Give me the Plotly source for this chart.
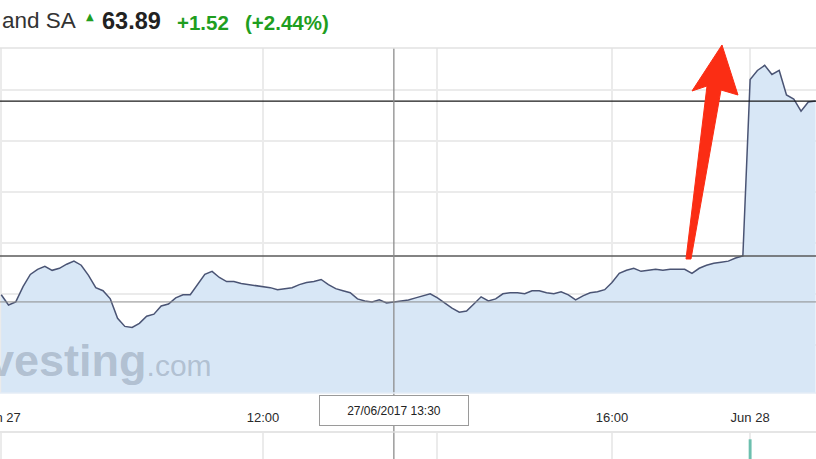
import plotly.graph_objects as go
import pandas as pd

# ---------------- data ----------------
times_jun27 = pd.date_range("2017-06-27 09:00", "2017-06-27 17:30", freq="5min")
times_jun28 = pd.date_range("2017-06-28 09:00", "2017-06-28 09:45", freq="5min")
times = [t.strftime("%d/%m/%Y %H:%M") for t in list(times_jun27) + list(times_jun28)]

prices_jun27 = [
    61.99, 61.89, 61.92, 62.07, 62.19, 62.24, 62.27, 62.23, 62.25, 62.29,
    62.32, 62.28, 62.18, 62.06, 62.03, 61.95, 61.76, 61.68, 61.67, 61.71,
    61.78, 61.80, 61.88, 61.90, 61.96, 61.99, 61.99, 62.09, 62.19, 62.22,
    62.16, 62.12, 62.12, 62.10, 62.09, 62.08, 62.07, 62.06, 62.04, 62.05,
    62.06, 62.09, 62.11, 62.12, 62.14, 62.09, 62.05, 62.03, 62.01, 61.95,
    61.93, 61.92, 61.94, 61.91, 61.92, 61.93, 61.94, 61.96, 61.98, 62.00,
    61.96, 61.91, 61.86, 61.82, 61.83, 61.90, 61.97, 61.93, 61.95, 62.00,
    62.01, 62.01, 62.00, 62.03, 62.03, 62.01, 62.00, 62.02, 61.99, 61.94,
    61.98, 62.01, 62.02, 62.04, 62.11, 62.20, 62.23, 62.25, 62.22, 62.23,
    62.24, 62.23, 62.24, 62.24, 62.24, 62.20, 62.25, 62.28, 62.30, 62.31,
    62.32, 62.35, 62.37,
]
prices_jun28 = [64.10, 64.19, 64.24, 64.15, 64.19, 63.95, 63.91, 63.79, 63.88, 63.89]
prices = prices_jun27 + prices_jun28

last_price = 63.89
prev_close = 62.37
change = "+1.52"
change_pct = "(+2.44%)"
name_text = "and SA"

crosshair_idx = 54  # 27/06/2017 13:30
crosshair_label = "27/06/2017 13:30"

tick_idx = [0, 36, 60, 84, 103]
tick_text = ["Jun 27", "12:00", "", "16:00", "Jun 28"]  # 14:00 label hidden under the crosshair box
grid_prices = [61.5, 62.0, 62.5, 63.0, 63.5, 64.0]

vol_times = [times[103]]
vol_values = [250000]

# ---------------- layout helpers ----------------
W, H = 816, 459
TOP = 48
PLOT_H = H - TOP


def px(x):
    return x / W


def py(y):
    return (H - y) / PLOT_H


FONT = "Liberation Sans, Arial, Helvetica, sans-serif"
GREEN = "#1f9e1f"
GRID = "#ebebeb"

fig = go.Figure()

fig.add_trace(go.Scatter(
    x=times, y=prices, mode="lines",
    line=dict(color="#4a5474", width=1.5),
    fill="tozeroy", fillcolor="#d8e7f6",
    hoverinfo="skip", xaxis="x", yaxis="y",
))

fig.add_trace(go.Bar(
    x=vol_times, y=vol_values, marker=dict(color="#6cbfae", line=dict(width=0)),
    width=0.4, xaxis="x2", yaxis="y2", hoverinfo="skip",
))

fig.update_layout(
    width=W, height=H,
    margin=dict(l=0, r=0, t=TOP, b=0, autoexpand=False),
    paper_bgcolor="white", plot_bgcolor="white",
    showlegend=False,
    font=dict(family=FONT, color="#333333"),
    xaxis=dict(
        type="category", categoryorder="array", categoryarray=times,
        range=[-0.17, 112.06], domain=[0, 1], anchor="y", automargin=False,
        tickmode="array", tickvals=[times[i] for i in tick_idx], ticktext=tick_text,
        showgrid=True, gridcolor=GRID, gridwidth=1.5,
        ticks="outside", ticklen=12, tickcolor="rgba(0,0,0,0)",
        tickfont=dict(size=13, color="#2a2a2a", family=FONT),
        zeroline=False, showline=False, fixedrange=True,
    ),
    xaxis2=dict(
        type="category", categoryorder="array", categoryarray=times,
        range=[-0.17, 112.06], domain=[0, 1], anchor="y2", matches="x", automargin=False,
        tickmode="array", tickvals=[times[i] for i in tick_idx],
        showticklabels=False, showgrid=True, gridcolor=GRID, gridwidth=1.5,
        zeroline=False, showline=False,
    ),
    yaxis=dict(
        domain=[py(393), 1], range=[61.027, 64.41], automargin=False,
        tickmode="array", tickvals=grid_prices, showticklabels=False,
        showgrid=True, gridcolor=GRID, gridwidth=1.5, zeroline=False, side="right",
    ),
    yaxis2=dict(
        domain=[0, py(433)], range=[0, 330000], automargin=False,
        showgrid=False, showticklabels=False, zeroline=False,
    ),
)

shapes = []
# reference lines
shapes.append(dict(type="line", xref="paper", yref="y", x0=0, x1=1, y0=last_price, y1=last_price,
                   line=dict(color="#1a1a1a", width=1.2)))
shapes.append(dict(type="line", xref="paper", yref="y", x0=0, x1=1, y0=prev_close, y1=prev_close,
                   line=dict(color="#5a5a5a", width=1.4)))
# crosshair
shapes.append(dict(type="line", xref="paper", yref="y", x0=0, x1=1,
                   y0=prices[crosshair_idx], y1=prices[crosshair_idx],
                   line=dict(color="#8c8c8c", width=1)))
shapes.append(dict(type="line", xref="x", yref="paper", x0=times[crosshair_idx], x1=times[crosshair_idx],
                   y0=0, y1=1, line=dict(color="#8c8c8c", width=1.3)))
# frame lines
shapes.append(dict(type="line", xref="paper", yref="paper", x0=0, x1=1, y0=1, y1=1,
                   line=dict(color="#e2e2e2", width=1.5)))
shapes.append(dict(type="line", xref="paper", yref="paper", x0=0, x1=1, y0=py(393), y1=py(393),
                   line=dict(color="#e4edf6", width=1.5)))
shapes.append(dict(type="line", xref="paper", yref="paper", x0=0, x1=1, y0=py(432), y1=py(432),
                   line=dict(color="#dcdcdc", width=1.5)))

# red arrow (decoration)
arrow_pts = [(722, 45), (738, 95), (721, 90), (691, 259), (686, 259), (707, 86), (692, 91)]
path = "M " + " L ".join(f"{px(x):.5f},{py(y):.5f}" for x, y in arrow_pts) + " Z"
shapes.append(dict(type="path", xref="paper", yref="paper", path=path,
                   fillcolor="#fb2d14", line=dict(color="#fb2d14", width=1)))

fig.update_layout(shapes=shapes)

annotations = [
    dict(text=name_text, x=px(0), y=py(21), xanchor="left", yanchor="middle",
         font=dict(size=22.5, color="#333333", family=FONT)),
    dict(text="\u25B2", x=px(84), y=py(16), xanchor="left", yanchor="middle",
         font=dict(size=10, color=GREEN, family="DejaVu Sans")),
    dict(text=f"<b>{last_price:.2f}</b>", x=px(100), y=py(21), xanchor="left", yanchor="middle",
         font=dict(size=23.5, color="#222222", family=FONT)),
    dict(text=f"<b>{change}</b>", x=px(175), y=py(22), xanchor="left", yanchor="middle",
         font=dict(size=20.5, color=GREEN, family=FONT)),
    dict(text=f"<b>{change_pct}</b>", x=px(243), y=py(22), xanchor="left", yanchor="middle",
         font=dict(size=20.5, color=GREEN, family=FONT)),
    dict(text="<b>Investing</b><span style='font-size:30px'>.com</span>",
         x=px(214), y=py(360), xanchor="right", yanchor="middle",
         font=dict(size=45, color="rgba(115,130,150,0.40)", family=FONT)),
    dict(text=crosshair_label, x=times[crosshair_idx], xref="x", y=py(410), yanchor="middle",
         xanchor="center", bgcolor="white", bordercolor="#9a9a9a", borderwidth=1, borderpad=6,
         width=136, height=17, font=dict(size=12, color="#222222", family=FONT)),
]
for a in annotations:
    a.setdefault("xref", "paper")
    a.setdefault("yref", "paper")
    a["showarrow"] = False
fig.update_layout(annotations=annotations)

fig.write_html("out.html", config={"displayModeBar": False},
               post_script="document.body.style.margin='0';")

▶ Written problem
Restate exactly, please, only the lines between the start of the data and the line containing "list(times_jun27) + list(times_jun28)]", both ends included, skipping the pictures.

▶ Written reply
Give me the Plotly source for this chart.
import plotly.graph_objects as go
import pandas as pd

# ---------------- data ----------------
times_jun27 = pd.date_range("2017-06-27 09:00", "2017-06-27 17:30", freq="5min")
times_jun28 = pd.date_range("2017-06-28 09:00", "2017-06-28 09:45", freq="5min")
times = [t.strftime("%d/%m/%Y %H:%M") for t in list(times_jun27) + list(times_jun28)]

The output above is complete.